Dried Cod and Vegetable Stew

Preparation info

  • Difficulty


  • For



Appears in

The Cuisine of the Sun

By Mireille Johnston

Published 1990

  • About

This highly seasoned super fish stew made of dried cod has a place of honor in Nice: one of the most renowned culinary clubs of the city has borrowed its name. The club meets once a month to chat and taste a new interpretation of estockaficada.

“Stockfish” means fish that is literally “as dry as a stick.” The name “stockfish” (hence the term estockaficada) was originally applied to the dried cod brought to Nice by Norwegian sailors (who sometimes caught the fish in New England!) in exchange for olive oil and fresh vegetables.

To buy a substitute for stockfish, try to find the hardest, driest cod available (Italian and Spanish groceries are the most likely to have it), or buy the Chinese tai tze in 8-ounce packages. Since it keeps forever, keep a good amount in your kitchen ready for use.

In Nice the advice is to let the stockfish sit in a running creek for two days.
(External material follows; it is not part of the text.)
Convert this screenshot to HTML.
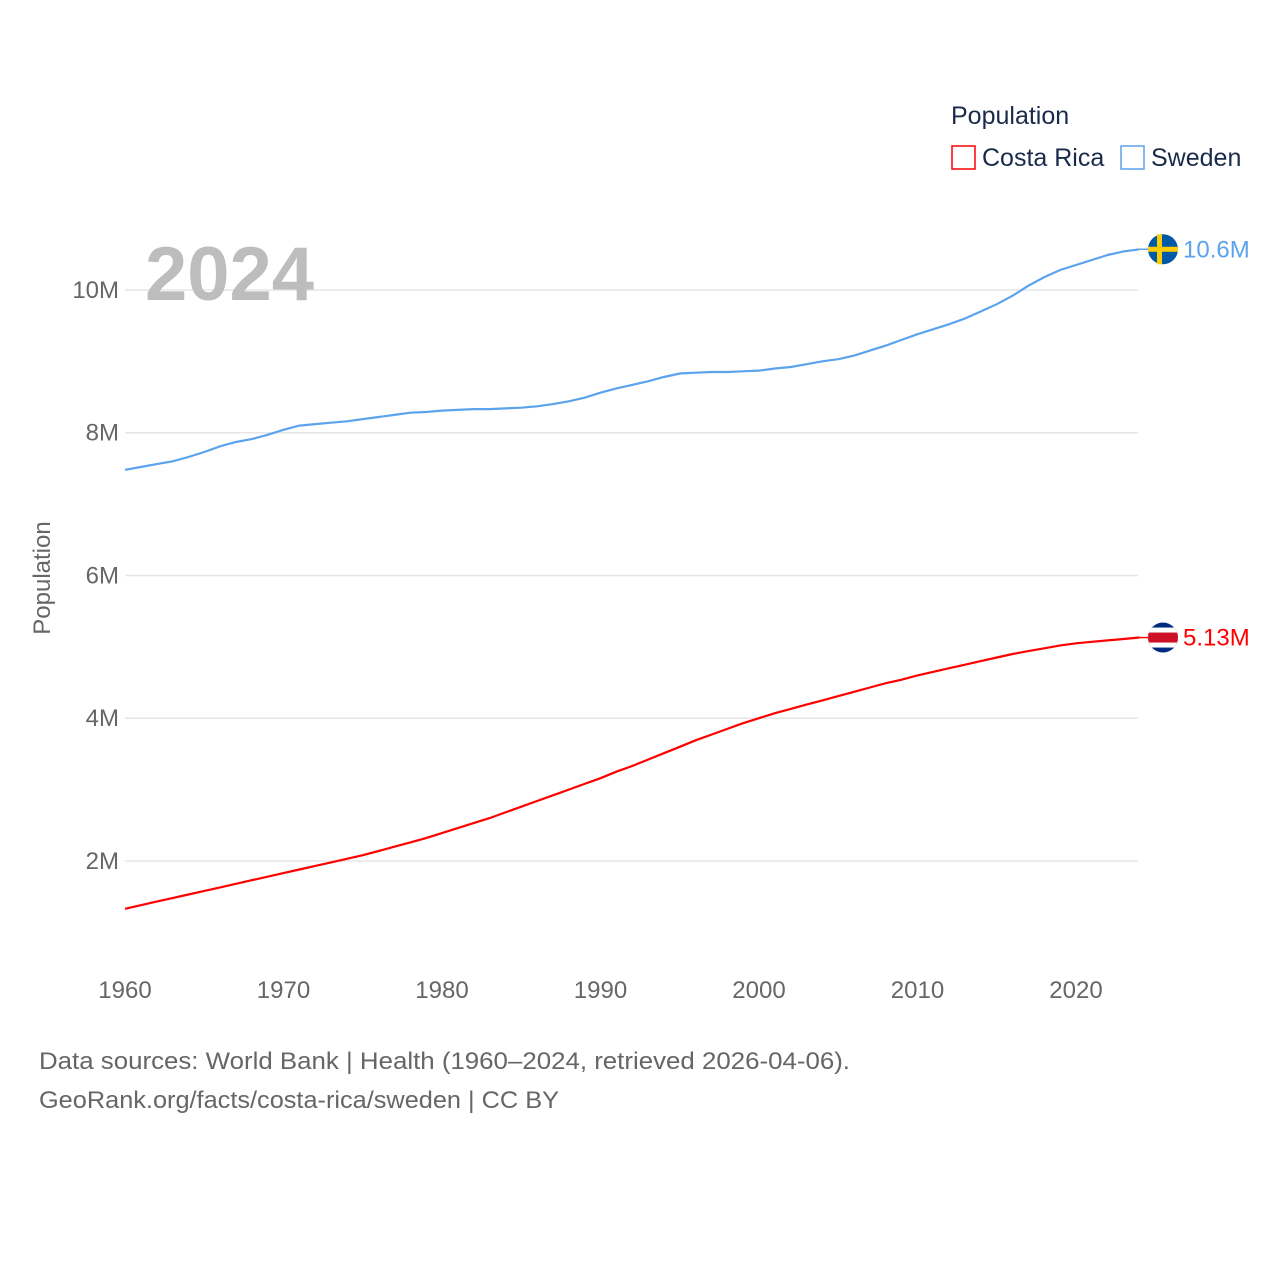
<!DOCTYPE html>
<html><head><meta charset="utf-8">
<style>
body{margin:0;background:#fff;font-family:"Liberation Sans",sans-serif;}
svg text{font-family:"Liberation Sans",sans-serif;}
</style></head>
<body>
<svg width="1280" height="1280" viewBox="0 0 1280 1280">
<g id="grid"></g>
<g id="yticks"></g>
<g id="xticks"></g>
<text x="50" y="578" transform="rotate(-90 50 578)" text-anchor="middle" font-size="24" fill="#666">Population</text>
<text x="145" y="300" font-size="76" font-weight="bold" fill="#bdbdbd">2024</text>
<g id="series"></g>
<g>
<text x="951" y="124" font-size="25" fill="#1a2a4a">Population</text>
<g>
<rect x="952" y="146" width="23" height="23" fill="none" stroke="#f00" stroke-width="1.5"/>
<text x="982" y="166" font-size="25" fill="#1a2a4a">Costa Rica</text></g>
<g>
<rect x="1121" y="146" width="23" height="23" fill="none" stroke="#5ba3ec" stroke-width="1.5"/>
<text x="1151" y="166" font-size="25" fill="#1a2a4a">Sweden</text></g>
</g>
<text x="39" y="1069" font-size="24" fill="#666" textLength="811" lengthAdjust="spacingAndGlyphs">Data sources: World Bank | Health (1960–2024, retrieved 2026-04-06).</text>
<text x="39" y="1108" font-size="24" fill="#666" textLength="520" lengthAdjust="spacingAndGlyphs">GeoRank.org/facts/costa-rica/sweden | CC BY</text>
</svg>
<script>
const years=[];for(let y=1960;y<=2024;y++)years.push(y);
const sweden=[7.48,7.52,7.56,7.60,7.66,7.73,7.81,7.87,7.91,7.97,8.04,8.10,8.12,8.14,8.16,8.19,8.22,8.25,8.28,8.29,8.31,8.32,8.33,8.33,8.34,8.35,8.37,8.40,8.44,8.49,8.56,8.62,8.67,8.72,8.78,8.83,8.84,8.85,8.85,8.86,8.87,8.90,8.92,8.96,9.00,9.03,9.08,9.15,9.22,9.30,9.38,9.45,9.52,9.60,9.70,9.80,9.92,10.06,10.18,10.28,10.35,10.42,10.49,10.54,10.57];
const costaRica=[1.33,1.38,1.43,1.48,1.53,1.58,1.63,1.68,1.73,1.78,1.83,1.88,1.93,1.98,2.03,2.08,2.14,2.20,2.26,2.32,2.39,2.46,2.53,2.60,2.68,2.76,2.84,2.92,3.00,3.08,3.16,3.25,3.33,3.42,3.51,3.60,3.69,3.77,3.85,3.93,4.00,4.07,4.13,4.19,4.25,4.31,4.37,4.43,4.49,4.54,4.60,4.65,4.70,4.75,4.80,4.85,4.90,4.94,4.98,5.02,5.05,5.07,5.09,5.11,5.13];
const yTicks=[2,4,6,8,10];
const yTickLabels=["2M","4M","6M","8M","10M"];
const xTicks=[1960,1970,1980,1990,2000,2010,2020];
const NS="http://www.w3.org/2000/svg";
const X=y=>125+(y-1960)*15.85;
const Y=v=>1003.7-v*71.375;
function mk(t,a,p){const e=document.createElementNS(NS,t);for(const k in a)e.setAttribute(k,a[k]);p.appendChild(e);return e;}
const grid=document.getElementById('grid'),yt=document.getElementById('yticks'),xt=document.getElementById('xticks'),ser=document.getElementById('series');
yTicks.forEach((v,i)=>{
 const l=mk('line',{x1:125,x2:1138,y1:Y(v),y2:Y(v),stroke:'#e6e6e6','stroke-width':1.5},grid);
 
 
 const t=mk('text',{x:119,y:Y(v)+8,'text-anchor':'end','font-size':24,fill:'#666'},yt);
 t.textContent=yTickLabels[i];
 
 
});
xTicks.forEach(v=>{
 const t=mk('text',{x:X(v),y:998,'text-anchor':'middle','font-size':24,fill:'#666'},xt);
 t.textContent=v;
 
 
});
function line(vals,color,name){
 const d=vals.map((v,i)=>(i?'L':'M')+X(years[i]).toFixed(1)+','+Y(v).toFixed(1)).join('');
 const p=mk('path',{d:d,fill:'none',stroke:color,'stroke-width':2.2},ser);
 
 
 const last=vals[vals.length-1],ly=Y(last),lx=X(2024);
 mk('line',{x1:lx,x2:1150,y1:ly,y2:ly,stroke:color,'stroke-width':1.5},ser);
 return ly;
}
const sy=line(sweden,'#5ba3ec','sweden');
const cy=line(costaRica,'#f00','costa-rica');
const sf=mk('g',{},ser);


mk('circle',{cx:1163,cy:sy,r:15,fill:'#005aa8'},sf);
mk('rect',{x:1148,y:sy-2.5,width:30,height:5,fill:'#fecc02'},sf);
mk('rect',{x:1157,y:sy-15,width:5,height:30,fill:'#fecc02'},sf);
const cf=mk('g',{},ser);


const cp=mk('clipPath',{id:'cc'},cf);mk('circle',{cx:1163,cy:cy,r:15},cp);
const cg=mk('g',{'clip-path':'url(#cc)'},cf);
mk('rect',{x:1148,y:cy-15,width:30,height:30,fill:'#002b7f'},cg);
mk('rect',{x:1148,y:cy-10,width:30,height:20,fill:'#fff'},cg);
mk('rect',{x:1148,y:cy-5,width:30,height:10,fill:'#ce1126'},cg);
const t1=mk('text',{x:1183,y:sy+8,'font-size':24,fill:'#5ba3ec'},ser);t1.textContent='10.6M';


const t2=mk('text',{x:1183,y:cy+8,'font-size':24,fill:'#f00'},ser);t2.textContent='5.13M';


</script>
</body></html>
Depending on the dryness and saltiness of the cod you buy, the soaking time can vary from one to two days.

Estockaficada is much better reheated after the cooked fish has marinated for a few hours in its pungent sauce. It freezes successfully.


  • 2 pounds dried cod
  • ½ cup olive oil
  • 5 garlic cloves, minced
  • 5 large onions, minced
  • 3 bell peppers (green, yellow, or red) seeded and sliced into 1-inch strips
  • 8 tomatoes, fresh or canned, quartered
  • 2 bay leaves
  • 2 teaspoons thyme
  • 2 teaspoons savory
  • freshly ground black pepper
  • cups dry white wine
  • 8 potatoes, sliced ½ inch thick
  • ½ cup olives (unpitted black olives from Nice or pitted oil-cured black olives)
  • 4 tablespoons chopped parsley
  • olive oil in small cruets


If you use the very dry cod, let it soak in the sink in cold water or a large pot for two days and change the water four times. If you use the kind of cod most fishmarkets carry, one night of soaking is enough. In any case, always check with the shopkeeper on how long his particular cod needs to be soaked, and always taste before cooking it to see that it is tasty but not oversalty.

When the cod has been properly soaked, remove the tail, skin, and bones with your fingers. Shred the flesh with your fingers and let it marinate for a few hours in a dish covered with a layer of the olive oil (save the oil for using later in this recipe).

Heat 2 tablespoons of the olive oil (or more, if necessary) from the marinade in a Doufeu or heavy-bottomed pan. Add the cod and sauté it, turning it over once with tongs or a wooden spoon, for 5 minutes. Add 1 tablespoon of the olive oil, then the garlic, onions, peppers, tomatoes, bay leaves, thyme, savory, pepper, and wine. Simmer, covered, in the pan for 1½ hours. Add the potatoes and cook, uncovered, for 20 to 30 minutes more.

Just before serving, add the olives and parsley. Check the seasoning once more (it must be highly peppered). Place the cruets of olive oil around the dinner table so that each person can crush his or her potatoes in the sauce and add a dash of olive oil to the dish.